--- DATA PROVIDED ---

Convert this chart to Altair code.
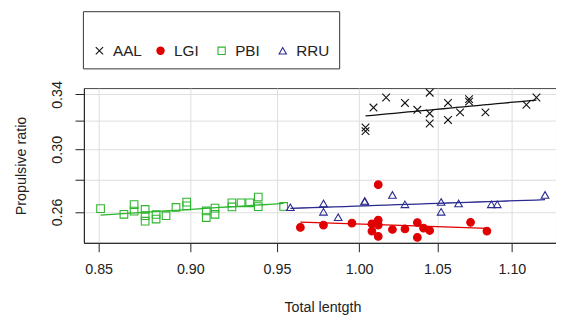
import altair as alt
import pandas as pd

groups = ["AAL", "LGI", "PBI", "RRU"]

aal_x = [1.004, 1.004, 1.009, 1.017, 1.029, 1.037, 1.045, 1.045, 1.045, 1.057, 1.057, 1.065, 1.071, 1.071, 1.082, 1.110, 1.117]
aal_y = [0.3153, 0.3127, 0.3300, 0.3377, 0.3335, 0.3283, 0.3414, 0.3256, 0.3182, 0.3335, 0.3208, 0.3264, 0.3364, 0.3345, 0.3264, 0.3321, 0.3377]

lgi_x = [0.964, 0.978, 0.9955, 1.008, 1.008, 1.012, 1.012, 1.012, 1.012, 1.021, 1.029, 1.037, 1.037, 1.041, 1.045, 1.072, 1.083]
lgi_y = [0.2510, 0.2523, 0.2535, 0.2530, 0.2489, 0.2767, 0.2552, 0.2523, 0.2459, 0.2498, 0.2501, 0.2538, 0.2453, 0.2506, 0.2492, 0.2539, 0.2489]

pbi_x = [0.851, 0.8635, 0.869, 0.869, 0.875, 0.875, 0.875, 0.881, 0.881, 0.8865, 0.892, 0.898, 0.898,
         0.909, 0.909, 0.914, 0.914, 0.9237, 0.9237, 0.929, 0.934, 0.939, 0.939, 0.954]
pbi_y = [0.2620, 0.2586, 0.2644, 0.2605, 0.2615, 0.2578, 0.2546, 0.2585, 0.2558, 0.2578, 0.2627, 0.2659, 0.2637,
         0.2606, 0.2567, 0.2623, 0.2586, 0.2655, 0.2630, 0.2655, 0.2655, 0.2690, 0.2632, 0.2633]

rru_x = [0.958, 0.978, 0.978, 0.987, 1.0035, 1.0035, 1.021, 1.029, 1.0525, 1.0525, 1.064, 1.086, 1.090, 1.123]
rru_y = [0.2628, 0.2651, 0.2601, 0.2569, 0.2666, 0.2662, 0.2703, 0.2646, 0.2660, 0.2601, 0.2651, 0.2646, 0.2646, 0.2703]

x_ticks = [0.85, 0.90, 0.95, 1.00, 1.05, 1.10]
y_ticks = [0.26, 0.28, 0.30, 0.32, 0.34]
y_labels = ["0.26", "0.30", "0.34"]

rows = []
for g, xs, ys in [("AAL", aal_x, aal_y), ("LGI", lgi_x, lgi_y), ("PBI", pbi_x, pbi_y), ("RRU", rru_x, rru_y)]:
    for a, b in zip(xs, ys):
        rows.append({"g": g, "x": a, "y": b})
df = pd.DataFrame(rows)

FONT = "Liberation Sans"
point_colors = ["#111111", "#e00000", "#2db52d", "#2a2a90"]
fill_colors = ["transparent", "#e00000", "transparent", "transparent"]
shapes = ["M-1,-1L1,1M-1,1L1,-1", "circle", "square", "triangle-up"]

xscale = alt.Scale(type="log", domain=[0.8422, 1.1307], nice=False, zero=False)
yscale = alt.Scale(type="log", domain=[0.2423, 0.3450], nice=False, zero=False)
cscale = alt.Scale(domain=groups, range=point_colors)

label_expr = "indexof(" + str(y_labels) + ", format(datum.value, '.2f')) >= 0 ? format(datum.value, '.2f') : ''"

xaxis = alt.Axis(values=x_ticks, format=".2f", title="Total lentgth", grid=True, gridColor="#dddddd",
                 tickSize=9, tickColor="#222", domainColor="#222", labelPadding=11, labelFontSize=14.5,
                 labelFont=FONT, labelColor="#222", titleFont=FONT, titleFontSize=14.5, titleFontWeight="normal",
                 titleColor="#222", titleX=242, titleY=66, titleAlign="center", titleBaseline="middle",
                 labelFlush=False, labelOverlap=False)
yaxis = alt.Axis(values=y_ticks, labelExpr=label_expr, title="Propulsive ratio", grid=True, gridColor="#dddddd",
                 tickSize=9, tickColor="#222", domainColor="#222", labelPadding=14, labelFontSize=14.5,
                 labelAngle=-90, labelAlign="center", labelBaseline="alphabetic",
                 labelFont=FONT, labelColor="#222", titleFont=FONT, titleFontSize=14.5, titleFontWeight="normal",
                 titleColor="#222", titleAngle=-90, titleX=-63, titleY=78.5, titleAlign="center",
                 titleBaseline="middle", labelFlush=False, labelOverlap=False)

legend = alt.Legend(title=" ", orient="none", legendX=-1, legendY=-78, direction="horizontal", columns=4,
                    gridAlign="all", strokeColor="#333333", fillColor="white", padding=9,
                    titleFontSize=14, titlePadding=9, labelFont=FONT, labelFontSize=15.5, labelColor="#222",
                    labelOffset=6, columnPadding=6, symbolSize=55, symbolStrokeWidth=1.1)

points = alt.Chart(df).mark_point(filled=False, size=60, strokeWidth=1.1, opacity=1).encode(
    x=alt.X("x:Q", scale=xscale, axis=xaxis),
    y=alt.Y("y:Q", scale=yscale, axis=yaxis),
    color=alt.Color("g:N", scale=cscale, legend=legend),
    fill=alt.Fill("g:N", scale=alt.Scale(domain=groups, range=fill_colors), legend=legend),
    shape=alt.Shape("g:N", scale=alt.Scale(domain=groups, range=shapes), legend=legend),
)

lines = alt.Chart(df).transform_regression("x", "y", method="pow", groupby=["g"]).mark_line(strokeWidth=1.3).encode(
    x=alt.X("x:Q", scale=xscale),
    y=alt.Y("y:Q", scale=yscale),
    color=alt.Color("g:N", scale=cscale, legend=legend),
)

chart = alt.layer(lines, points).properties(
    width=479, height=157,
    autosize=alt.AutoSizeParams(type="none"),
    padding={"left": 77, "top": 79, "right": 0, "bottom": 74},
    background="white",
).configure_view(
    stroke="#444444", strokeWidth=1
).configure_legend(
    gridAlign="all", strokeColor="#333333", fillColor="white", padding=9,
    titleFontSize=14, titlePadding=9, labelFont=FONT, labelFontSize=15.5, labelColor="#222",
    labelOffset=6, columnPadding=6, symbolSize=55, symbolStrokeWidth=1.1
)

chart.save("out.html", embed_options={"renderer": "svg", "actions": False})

---

→ **GOAL**
Up to and including the line containing "0.2492, 0.2539, 0.2489]", repeat every line from the start of the data, but none of the pictures.

→ **SOLUTION TO THE EXERCISE**
Convert this chart to Altair code.
import altair as alt
import pandas as pd

groups = ["AAL", "LGI", "PBI", "RRU"]

aal_x = [1.004, 1.004, 1.009, 1.017, 1.029, 1.037, 1.045, 1.045, 1.045, 1.057, 1.057, 1.065, 1.071, 1.071, 1.082, 1.110, 1.117]
aal_y = [0.3153, 0.3127, 0.3300, 0.3377, 0.3335, 0.3283, 0.3414, 0.3256, 0.3182, 0.3335, 0.3208, 0.3264, 0.3364, 0.3345, 0.3264, 0.3321, 0.3377]

lgi_x = [0.964, 0.978, 0.9955, 1.008, 1.008, 1.012, 1.012, 1.012, 1.012, 1.021, 1.029, 1.037, 1.037, 1.041, 1.045, 1.072, 1.083]
lgi_y = [0.2510, 0.2523, 0.2535, 0.2530, 0.2489, 0.2767, 0.2552, 0.2523, 0.2459, 0.2498, 0.2501, 0.2538, 0.2453, 0.2506, 0.2492, 0.2539, 0.2489]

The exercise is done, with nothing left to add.